Young Pete sprinted to first base after ball four, dove head first into bases, and plowed into fences in pursuit of foul balls. Whitey Ford and Mickey Mantle called him "Charlie Hustle" during spring training in 1963, when he was still trying to crack the big league lineup for the first time. They coined it in derision, but the name stuck and came to personify him as the all-out-all-the-time player of his time.

Like Ty Cobb a half-century before, Rose was an intense competitor who was criticized and disliked by many for his tough, aggressive style of play. He ran over catcher Ray Fosse to score the winning run in the 1970 All-Star Game, causing a shoulder injury that diminished Fosse the rest of his career. And he fought Buddy Harrelson of the Mets in the infield dirt of Shea Stadium after sliding hard to try to break up a double play in the 1973 National League playoffs.

In the book Charlie Hustle, written with Bob Hertzel in 1975, Rose reflected on both incidents:

The only way I could get in there was to hit Fosse full force. I think the throw had me beat.

The collision was something to see, and millions of fans did over and over again on the instant replay. Fosse crumbled, his glove flying off his hand and the ball rolling free. I was safe, which at the moment was the important thing, and we owned a 5-4 victory.

I took some flak about the incident, about playing such a daring brand of of baseball in an exhibition game. Well, I play to win, period...

I'm not going to apologize for all those goings-on during the 1973 playoffs... The whole thing was baseball the way it's supposed to be played. I'm no damn little girl out there. I'm supposed to give the fans their money's worth and play hard...

Those 4,256 steroid-free hits should be enough to get Pete Rose, the player, enshrined at Cooperstown. Not to mention his .303 lifetime average in almost 16,000 plate appearances in the 24 seasons from 1963 through 1986, or his 17 All-Star Game selections, the most valuable player awards, the 44-game hitting streak (second longest in the modern era, 12 games behind Joe DiMaggio), or his place on Baseball's All-Century Team.

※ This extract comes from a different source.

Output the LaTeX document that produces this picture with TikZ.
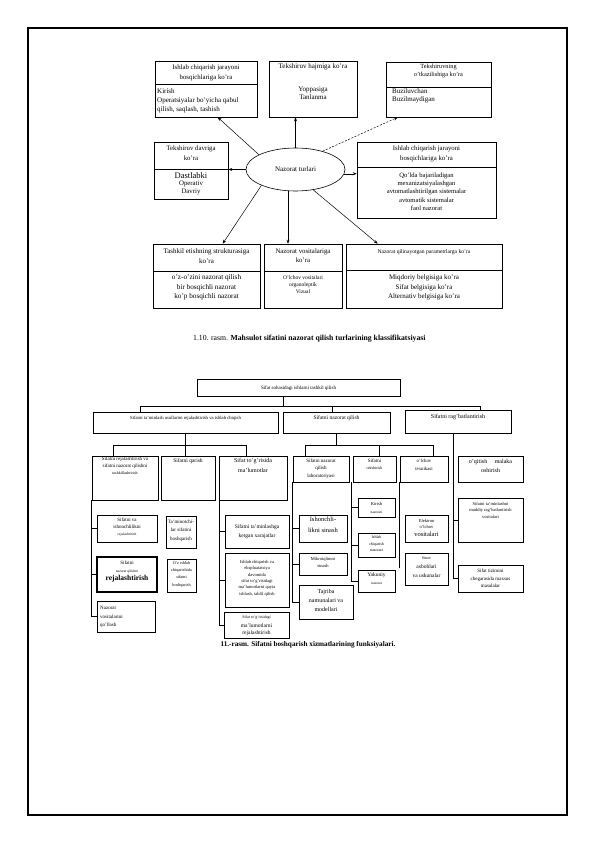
\documentclass[tikz,border=0pt]{standalone}
\usepackage{fontspec}
\setmainfont{Liberation Serif}
\usetikzlibrary{arrows.meta,shapes.geometric,fit}
\newcommand{\fsz}[2]{\fontsize{#1}{#2}\selectfont}
\begin{document}
\begin{tikzpicture}[x=1pt,y=-1pt,
  bx/.style={draw,line width=0.6pt,inner sep=0pt},
  bxb/.style={draw,line width=0.8pt,inner sep=0pt},
  bxt/.style={draw,line width=1.6pt,inner sep=0pt},
  tx/.style={inner sep=0pt,align=center,anchor=north},
  txl/.style={inner sep=0pt,align=left,anchor=north west},
  arr/.style={-{Stealth[length=4pt,width=3pt]},line width=0.5pt},
  dsh/.style={arr,dash pattern=on 2pt off 1.5pt},
  ln/.style={line width=0.8pt},
  sep/.style={line width=0.6pt}]
\useasboundingbox (0,0) rectangle (595,842);
\fill[white] (0,0) rectangle (595,842);
\draw[line width=1.4pt] (28,28) rectangle (567,815);

% ---------- first diagram ----------
\node[bx,fit={(155,61) (257,117)}] (b1) {};
\draw[sep] (155,84) -- (257,84);
\node[tx,font=\fsz{6.8}{10}] (h1) at (206,64.5) {Ishlab chiqarish jarayoni\\bosqichlariga ko'ra};
\node[txl,font=\fsz{7}{9}] (d1) at (157,88.5) {Kirish\\Operatsiyalar bo'yicha qabul\\qilish, saqlash, tashish};

\node[bx,fit={(269,61) (357,117)}] (b2) {};
\node[tx,font=\fsz{7}{8}] (h2) at (313,63.5) {Tekshiruv hajmiga ko'ra};
\node[tx,font=\fsz{7}{8}] (d2) at (313,86.5) {Yoppasiga\\Tanlanma};

\node[bx,fit={(386,62) (491,117)}] (b3) {};
\draw[sep] (386,87) -- (491,87);
\node[tx,font=\fsz{6.3}{7.5}] (h3) at (438.5,64) {Tekshiruvning\\o'tkazilishiga ko'ra};
\node[txl,font=\fsz{7}{8}] (d3) at (392,88.5) {Buziluvchan\\Buzilmaydigan};

\node[bx,fit={(154,142) (228,199)}] (b4) {};
\draw[sep] (154,169) -- (228,169);
\node[tx,font=\fsz{6.8}{10.5}] (h4) at (191,145.5) {Tekshiruv davriga\\ko'ra};
\node[tx,font=\fsz{8.5}{9}] (d4a) at (191,172) {Dastlabki};
\node[tx,font=\fsz{6.8}{8}] (d4b) at (191,181) {Operativ\\Davriy};

\node[draw,ellipse,line width=0.6pt,minimum width=99,minimum height=43,inner sep=0pt,font=\fsz{7}{8}] (nt) at (295.5,169.5) {Nazorat turlari};

\node[bx,fit={(357,142) (496,218)}] (b5) {};
\draw[sep] (357,167) -- (496,167);
\node[tx,font=\fsz{6.8}{10}] (h5) at (426.5,145.5) {Ishlab chiqarish jarayoni\\bosqichlariga ko'ra};
\node[tx,font=\fsz{6.6}{8.3}] (d5) at (426.5,172.5) {Qo'lda bajariladigan\\mexanizatsiyalashgan\\avtomatlashtirilgan sistemalar\\avtomatik sistemalar\\faol nazorat};

\node[bx,fit={(153,244) (260,308)}] (b6) {};
\draw[sep] (153,271) -- (260,271);
\node[tx,font=\fsz{7}{9.5}] (h6) at (206.5,248.5) {Tashkil etishning strukturasiga\\ko'ra};
\node[tx,font=\fsz{7.2}{9.5}] (d6) at (206.5,274.5) {o'z-o'zini nazorat qilish\\bir bosqichli nazorat\\ko'p bosqichli nazorat};

\node[bx,fit={(264,244) (342,308)}] (b7) {};
\draw[sep] (264,271) -- (342,271);
\node[tx,font=\fsz{6.8}{9.5}] (h7) at (303,248.5) {Nazorat vositalariga\\ko'ra};
\node[tx,font=\fsz{5.5}{7}] (d7) at (303,275.5) {O'lchov vositalari\\organoleptik\\Vizual};

\node[bx,fit={(346,244) (502,308)}] (b8) {};
\draw[sep] (346,270) -- (502,270);
\node[tx,font=\fsz{5.6}{6}] (h8) at (424,249.5) {Nazorat qilinayotgan parametrlarga ko'ra};
\node[tx,font=\fsz{7}{9.5}] (d8) at (424,274.5) {Miqdoriy belgisiga ko'ra\\Sifat belgisiga ko'ra\\Alternativ belgisiga ko'ra};

\draw[arr] (nt.158) -- ([xshift=63]b1.south west);
\draw[arr] (nt.north) -- (nt.north |- b2.south);
\draw[dsh] (nt.34) -- ([xshift=12]b3.south west);
\draw[arr] (nt.west) -- (nt.west -| b4.east);
\draw[arr] (nt.-5) -- (nt.-5 -| b5.west);
\draw[arr] (nt.205) -- ([xshift=70]b6.north west);
\draw[arr] ([xshift=-7.5]nt.south) -- ([xshift=-7.5]nt.south |- b7.north);
\draw[arr] (nt.-49.5) -- ([xshift=32]b8.north west);

\node[anchor=west,inner sep=0pt,font=\fsz{7.7}{9}] (cap1) at (193,339) {1.10. rasm. \textbf{Mahsulot sifatini nazorat qilish turlarining klassifikatsiyasi}};

% ---------- second diagram ----------
\node[bxb,fit={(197,379) (400,396)}] (T) {};
\node[tx,font=\fsz{5}{6}] (Tt) at (298.5,385.5) {Sifat sohasidagi ishlarni tashkil qilish};

\node[bxb,fit={(93,412) (278,433)}] (A) {};
\node[tx,font=\fsz{4.7}{6}] (At) at (185.5,415.5) {Sifatni ta'minlash usullarini rejalashtirish va ishlab chiqish};
\node[bxb,fit={(283,412) (390,433)}] (B) {};
\node[tx,font=\fsz{5.5}{6}] (Bt) at (336.5,415) {Sifatni nazorat qilish};
\node[bxb,fit={(405,410) (511,433)}] (C) {};
\node[tx,font=\fsz{6}{7}] (Ct) at (458,414.5) {Sifatni rag'batlantirish};

\node[bxb,fit={(92,456) (158,500)}] (L1) {};
\node[tx,font=\fsz{5}{7}] (L1t) at (125,457) {Sifatni rejalashtirish va\\sifatni nazorat qilishni};
\node[tx,font=\fsz{4}{5}] (L1u) at (125,471.5) {tashkillashtirish};
\node[bxb,fit={(161,456) (215,500)}] (L2) {};
\node[tx,font=\fsz{5.5}{7}] (L2t) at (188,458.5) {Sifatni qarish};
\node[bxb,fit={(219,456) (287,500)}] (L3) {};
\node[tx,font=\fsz{6}{10}] (L3t) at (253,458) {Sifat to'g'risida\\ma'lumotlar};
\node[bxb,fit={(293,456) (349,482)}] (M1) {};
\node[tx,font=\fsz{5}{7.5}] (M1t) at (321,458.5) {Sifatni nazorat\\qilish\\laboratoriyasi};
\node[bxb,fit={(353,456) (396,482)}] (M2) {};
\node[tx,font=\fsz{5}{6}] (M2t) at (374.5,458.5) {Sifatni};
\node[tx,font=\fsz{4}{5}] (M2u) at (374.5,466.5) {tekshirish};
\node[bxb,fit={(400,456) (448,482)}] (M3) {};
\node[tx,font=\fsz{4.8}{8}] (M3t) at (424,458.5) {o'lchov\\texnikasi};
\node[bxb,fit={(458,456) (523,482)}] (R1) {};
\node[tx,font=\fsz{6}{9}] (R1t) at (490.5,459) {o'qitish\quad\ malaka\\oshirish};

\node[bxb,fit={(97,515) (157,542)}] (L1a) {};
\node[tx,font=\fsz{5}{7}] (L1at) at (127,517.5) {Sifatni va\\ishonchlilikni};
\node[tx,font=\fsz{3.6}{4}] (L1au) at (127,532.5) {rejalashtirish};
\node[bxt,fit={(97,557) (157,592)}] (L1b) {};
\node[tx,font=\fsz{5}{6}] (L1bt) at (127,560.5) {Sifatni};
\node[tx,font=\fsz{3.6}{4}] (L1bu) at (127,569.5) {nazorat qilishni};
\node[tx,font=\bfseries\fsz{7.5}{8}] (L1bv) at (127,575.5) {rejalashtirish};
\node[bxb,fit={(97,601) (155,632)}] (L1c) {};
\node[txl,font=\fsz{5}{8.5}] (L1ct) at (100,606.5) {Nazorat\\vositalarini\\qo'llash};

\node[bxb,fit={(166,516) (196,548)}] (L2a) {};
\node[tx,font=\fsz{5}{8.5}] (L2at) at (181,519.5) {Ta'minotchi-\\lar sifatini\\boshqarish};
\node[bxb,fit={(167,559) (196,592)}] (L2b) {};
\node[tx,font=\fsz{4.2}{7.3}] (L2bt) at (181.5,561) {O'z ishlab\\chiqarishida\\sifatni\\boshqarish};

\node[bxb,fit={(225,515) (289,548)}] (L3a) {};
\node[tx,font=\fsz{5.5}{8.5}] (L3at) at (257,524.5) {Sifatni ta'minlashga\\ketgan xarajatlar};
\node[bxb,fit={(225,553) (289,607)}] (L3b) {};
\node[tx,font=\fsz{4.5}{6.4}] (L3bt) at (257,560) {Ishlab chiqarish va\\ekspluatatsiya\\davomida\\sifat to'g'risidagi\\ma'lumotlarni qayta\\ishlash, tahlil qilish};
\node[bxb,fit={(224,612) (289,638)}] (L3c) {};
\node[tx,font=\fsz{4}{5}] (L3ct) at (256.5,615.5) {Sifat to'g'risidagi};
\node[tx,font=\fsz{5.5}{7.5}] (L3cu) at (256.5,623) {ma'lumotlarni\\rejalashtirish};

\node[bxb,fit={(299,515) (347,542)}] (M1a) {};
\node[tx,font=\fsz{6.5}{11}] (M1at) at (323,516.5) {Ishonchli-\\likni sinash};
\node[bxb,fit={(299,553) (347,575)}] (M1b) {};
\node[tx,font=\fsz{4.5}{7}] (M1bt) at (323,557) {Mikroiqlimni\\sinash};
\node[bxb,fit={(299,585) (353,619)}] (M1c) {};
\node[tx,font=\fsz{6}{9}] (M1ct) at (326,589.5) {Tajriba\\namunalari va\\modellari};

\node[bxb,fit={(358,498) (395,517)}] (M2a) {};
\node[tx,font=\fsz{4.5}{5}] (M2at) at (376.5,502) {Kirish};
\node[tx,font=\fsz{3.6}{4}] (M2au) at (376.5,510.5) {nazorati};
\node[bxb,fit={(358,533) (395,557)}] (M2b) {};
\node[tx,font=\fsz{4}{6.5}] (M2bt) at (376.5,536) {Ishlab\\chiqarish\\nazorati};
\node[bxb,fit={(358,570) (395,592)}] (M2c) {};
\node[tx,font=\fsz{5.5}{6}] (M2ct) at (376.5,572.5) {Yakuniy};
\node[tx,font=\fsz{3.6}{4}] (M2cu) at (376.5,582.5) {nazorat};

\node[bxb,fit={(405,515) (448,542)}] (M3a) {};
\node[tx,font=\fsz{4.5}{6}] (M3at) at (426.5,519) {Elektron\\o'lchov};
\node[tx,font=\fsz{6.5}{7}] (M3au) at (426.5,532) {vositalari};
\node[bxb,fit={(405,553) (448,585)}] (M3b) {};
\node[tx,font=\fsz{4}{5}] (M3bt) at (426.5,557) {Sinov};
\node[tx,font=\fsz{5.5}{9}] (M3bu) at (426.5,564.5) {asboblari\\va uskunalar};

\node[bxb,fit={(458,498) (523,542)}] (R2) {};
\node[tx,font=\fsz{4.5}{6.5}] (R2t) at (490.5,502) {Sifatni ta'minlashni\\moddiy rag'batlantirish\\vositalari};
\node[bxb,fit={(458,565) (523,592)}] (R3) {};
\node[tx,font=\fsz{5}{7.5}] (R3t) at (490.5,569) {Sifat tizimini\\chegarasida maxsus\\masalalar};

% connectors
\draw[ln] ([xshift=-15.5]T.south) -- ++(0,11);
\draw[ln] ([xshift=-45.5]A.north) -- ++(0,-5) -| ([xshift=22]C.north);
\draw[ln] ([xshift=-4.5]B.north) -- ++(0,-5);

\draw[ln] (A.south) -- (A.south |- L2.north);
\draw[ln] ([xshift=-12]L1.north) -- ++(0,-10) -| ([xshift=-7]L3.north);
\draw[ln] (B.south) -- ++(0,13);
\draw[ln] ([xshift=-16]M1.north) -- ++(0,-10) -| ([xshift=9]M3.north);
\draw[ln] ([xshift=4.5]M2.north) -- ++(0,-10);
\draw[ln] ([xshift=-5]C.south) |- (R3.west);
\draw[ln] ([xshift=-5]C.south |- R2.west) -- (R2.west);

\draw[ln] (L1.south west) |- (L1c.west);
\draw[ln] (L1.south west |- L1a.west) -- (L1a.west);
\draw[ln] (L1.south west |- L1b.west) -- (L1b.west);
\draw[ln] ([xshift=1]L3.south west) |- (L3c.west);
\draw[ln] ([xshift=1]L3.south west |- L3a.west) -- (L3a.west);
\draw[ln] ([xshift=1]L3.south west |- L3b.west) -- (L3b.west);
\draw[ln] (M1.south west) |- (M1c.west);
\draw[ln] (M1.south west |- M1a.west) -- (M1a.west);
\draw[ln] (M1.south west |- M1b.west) -- (M1b.west);
\draw[ln] ([xshift=-1]M2.south west) |- (M2c.west);
\draw[ln] ([xshift=-1]M2.south west |- M2a.west) -- (M2a.west);
\draw[ln] ([xshift=-1]M2.south west |- M2b.west) -- (M2b.west);
\draw[ln] (M3.south west) -- ++(0,86);

\node[inner sep=0pt,font=\bfseries\fsz{7.2}{8}] (cap2) at (308,645) {11.-rasm. Sifatni boshqarish xizmatlarining funksiyalari.};
\end{tikzpicture}
\end{document}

But if repentance from Pete Rose, the manager, is required as well, that has come, too, as John Erardi reported in another story in the Cincinnati Enquirer:

What Rose did at his own roast Saturday evening -- closing the evening, after former teammates Tony Perez, Ken Griffey Sr., Cesar Geronimo, George Foster and Tom Browning had skewered him -- was to break down in tears over betting on baseball during his Reds managerial days in the late 1980s.

'I disrespected the game of baseball,' Rose said. 'When you do that, you disrespect your teammates, the game and your family...'

He apologized to his teammates who were seated to his right, on the main stage, as he spoke... 'I guarantee everybody in this room, I will never disrespect you again,' Rose said.

'You can talk about hits and runs and championship games... (but) I want my legacy to be (that of) somebody who came forward...'

Despite his statements to the contrary in recent years, induction into the Baseball Hall of Fame will mean more to Pete Rose, the player, than to anyone else who ever played the game. It should happen while he's still alive, and able to enjoy it.